CR Blog

Gerd Arntz Monograph

Graphic Design, Illustration, Magazine / Newspaper

Posted by Creative Review, 14 February 2011, 17:37    Permalink    Comments (10)

We're just going to press on our March issue which will include a rather nice edition of Monograph featuring the pictograms of Gerd Arntz (proofs shown above)

Arntz's career as both a collaborator with Otto Neurath on the Isotype project and as a politically-engaged imagemaker in his own right will be explored by the RCA's David Crowley in a lengthy profile in the issue (coinciding with this excellent book on Arntz). In addition, subscribers will be able to enjoy a selection of Arntz's beautifully-drawn pictograms in our Monograph booklet.

You can only get Monograph, our 20-page A5 booklet which comes with CR every month, if you are a subscriber. If you haven't yet subscribed and would like the Arntz Monograph, it's not too late. You can subscribe here and will receive March (including the Arntz Monograph) as your first issue.

Monograph (current issue shown below) won a Silver at the 2008 Art Directors Club Awards and has also been featured in the Design Museum's Designs of the Year show.

10 Comments

If I didn't know any better, I'd say there were from a 1980's o-level art project, and a bad one at that.
His style has little grace about it. Fair enough his wood cuts and pictograms were produced in a simpler time, but it was one of elegance and great style!...Both of which seem to be more than a little lacking. True, we expect a lot from designers now, and have come to rely too heavily on what a machine can do, rather than use our brains. However, it's plain to see that this isn't a golden oldie.
Curator
2011-02-15 12:07:32


The genius is in their simplicity. Looking at the whole collection together they are timeless and beautifully crafted – http://www.gerdarntz.org/isotype
Endless
2011-02-15 13:10:45


Agree. Icons are total genius.
Simon Watson
2011-02-15 13:14:00


Curator I think you need to check out the website to understand a little better - http://www.gerdarntz.org/isotype

Thanks Endless for posting, I recognise his stuff from over the years a treat to see it in one site and know the artist now.
Emily
2011-02-15 15:35:25


Emily. What makes you think I didn't carefully research Arntz 'stuff', Otto and Marie Neurath, and Isotype before posting my comments?

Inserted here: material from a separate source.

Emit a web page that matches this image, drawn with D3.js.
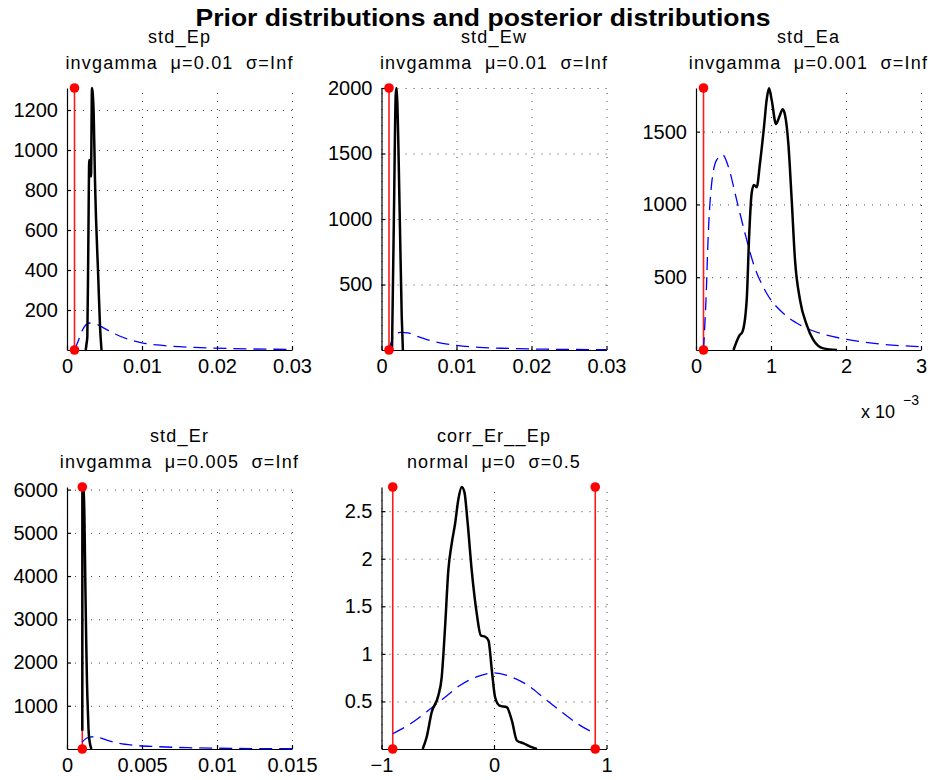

Could it be simply because I don't agree with your opinion?

Arntz work is interesting in a purely archaic social sense...but hardly genius: After all, pictograms have been in existence for thousands of years.

We are not commenting here on the political reasons behind the Vienna Method, it's involvement with social conditioning of children and the Soviet Union. We are commenting on Arntz design skills, which I find somewhat clumsy.

However, 'De moderne mensche ontstatt' by Neurath is very interesting, in the same way that 'Information is beautiful' by David McCandless is very enjoyable.
Curator
2011-02-15 19:44:40


Mr. Amtz design skills are OK,what I would like to comment is that suastikas are not "genius","timeless icons"-they are symbol for a murderous ideology.As an artist,is important not to help the banalization of the evil.
ilana deweik
2011-02-16 13:21:38


I am upset with Creative Review using the swastika as a poster, monograph, whatever and especially as its first pic in its newsletter. I don't care if it is for historical, novel, or provocative reasons. You lost points with me. I really have to wonder who buys this.
Tammy Dekel
2011-03-07 10:32:00


@ Tammy

Gerd Arntz created these pictograms in the 1930s: we have featured them in a collection of his work published in our Monograph series. One of his commissions was to design an infographic that looked at the rise of political extremism for which he created pictograms depicting Nazism, anti-Nazism and communism. He was a socially and politically engaged designer who saw it as his role to comment on and reveal the world around him. It would be remiss of us not to include some of Arntz's most important work in our collection.
CR PatrickBurgoyne
2011-03-07 10:52:43


I like these - I have really strong memories of seeing them when i was younger. They opened my eyes to how creating simplicity could intact be complicated.

Granted they don't look too modern anymore - but you know, modern is sometimes people simply reduce to a style.
I find these really interesting now though, they almost stand up as portraits of an age. - the figures look, strong like workers from a bygone era, woman in tabards and guys in flat caps slouching on seats looking depressed.

a really interesting project - which is obviously creating a good debate - thank you for the link.
owen
2011-07-25 15:43:40


I felt I had to respond to the two absolutely idiotic comments above. Gerd Arntz was a council communist, and therefore diametrically opposed to Nazism. However, he was a German graphic designer and political artist in the 1930s. You may not be aware of this Tammy Dekel and Ilana Deweik but Nazism was quite a hot topic in 1930s Germany, especially for German political artists. So swastikas are going to appear in contemporary artwork. If you do not like to see images from the world around you, it would be advisable to stay indoors and not look at the Internet.